Nekane Txapartegi © A. Maestre
Nekane Txapartegi © A. Maestre

Extradition de Nekane Txapartegi L'Espagne doit fournir les preuves d'une procédure équitable

14 Juin 2017
Amnesty International demande aux autorités suisses de renoncer à extrader la militante basque Nekane Txapartegi vers l’Espagne tant que la justice espagnole n’aura pas présenté des preuves claires démontrant que les accusations de torture ont été soigneusement examinées et que la procédure ayant conduit à sa condamnation a été équitable en tout point.

Nekane Txapartegi a été condamnée il y a dix ans par la justice espagnole pour avoir collaboré avec le groupe armé basque ETA. Elle a fui en Suisse en 2009. Les autorités suisses l’ont arrêtée à Zurich en avril 2016, suite à une demande d’extradition formulée par l’Espagne.

Dans son rapport annuel 2000, Amnesty International a exprimé publiquement ses préoccupations concernant les allégations de torture formulées par Nekane Txapartegi, qui s’était plainte en juin 1999 d’avoir été soumise à des mauvais traitements pendant une détention incommunicado de 10 jours en mars 1999.

Nekane Txapartegi a déclaré avoir été soumise à la torture et aux mauvais traitements au juge de l’Audience nationale espagnole (« Audiencia Nacional ») qui avait ordonné sa mise en détention. Le tribunal n’a pas pris ces griefs en considération et les poursuites ont été maintenues pour aboutir à une condamnation pour « appartenance à une organisation terroriste ». Suite à un appel devant la Cour suprême, sa condamnation a été requalifiée de « collaboration avec une organisation terroriste ». En conséquence, la peine est passée de 11 ans à 6 ans et neuf mois d’emprisonnement. Pour autant qu’Amnesty ait été correctement informée, Nekane Txapartegi n’a pas fait appel devant la Cour suprême espagnole contre le refus de l’Audience nationale espagnole d’enquêter sur ses allégations de torture, et elle a apparemment quitté le pays en novembre 2007.

Amnesty International reconnait qu’une investigation judiciaire sur les allégations de torture de Nekane Txapartegi pendant la période de détention incommunicado a été menée par une cour ordinaire. Cette cour a décidé de rejeter la plainte en 2009. Or Amnesty International a observé par le passé et dans des cas similaires que les investigations de ce genre n’avaient pas toujours respecté les normes internationales en matière de droits humains.
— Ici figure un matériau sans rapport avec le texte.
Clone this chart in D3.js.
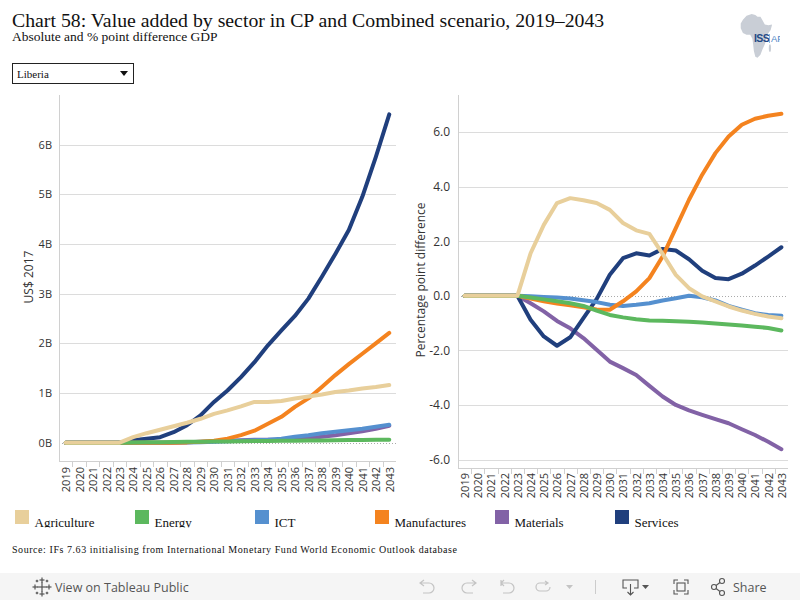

Nekane Txapartegi a déclaré avoir été insultée, abusée sexuellement, battue à coups de poings et de pieds, avoir reçu des menaces de mort et avoir été soumise à une asphyxie partielle avec un sac en plastique. Malgré le fait qu’Amnesty International ait poussé les autorités espagnoles à mener une enquête sur ces allégations, rien n’a jamais été entrepris en ce sens à notre connaissance.

Amnesty International est préoccupée par les conclusions de deux experts internationalement reconnus pour mener des entrevues basées sur le Protocole d’Istanbul, qui ont rencontré Nekane Txapartegi. Ces experts ont constaté que « les résultats et le récit du patient sur la torture correspondent aux résultats des examens physiques menés selon le Protocole d’Istanbul, avec les documents et les récits de témoins inclus dans le dossier ainsi qu’avec les séquelles caractéristiques aux victimes de torture ». Le 25 avril 2017, le rapporteur spécial des Nations unies sur la torture, Nils Melzer, a déclaré publiquement que la Suisse ne devrait pas extrader Nekane Txapartegi et qu’il disposait d’informations relatives au fait qu’elle avait, entre autres exactions, été abusée sexuellement, soumise à des chocs électriques et privée de sommeil pendant sa détention. Un recours contre la décision  de l’Office fédéral de la Justice suisse d’extrader Nekane Txapartegi est actuellement pendant.

Amnesty International demande aux autorités suisses de renoncer à extrader Nekane Txapartegi tant que les autorités espagnoles n’auront pas fourni des preuves suffisantes démontrant que les normes internationales en matière de procès équitable ont été respectées tout au long de la procédure pénale menée contre elle.

Suite aux allégations de Nekane Txapartegi selon lesquelles ses déclarations avaient étés obtenues sous la torture, l’Espagne devrait en particulier être en mesure de démontrer que l’Audience nationale espagnole :

  • a requis toutes les informations nécessaires sur les circonstances dans lesquelles les déclarations ont été obtenues ;
  • a évalué soigneusement et dans une audience séparée la question de la légalité des aveux ;
  • n’a pas enregistré les aveux de Nekane Txapartegi avant qu’il ne soit établi au-delà de tout doute raisonnable qu’ils aient été obtenus de façon légale.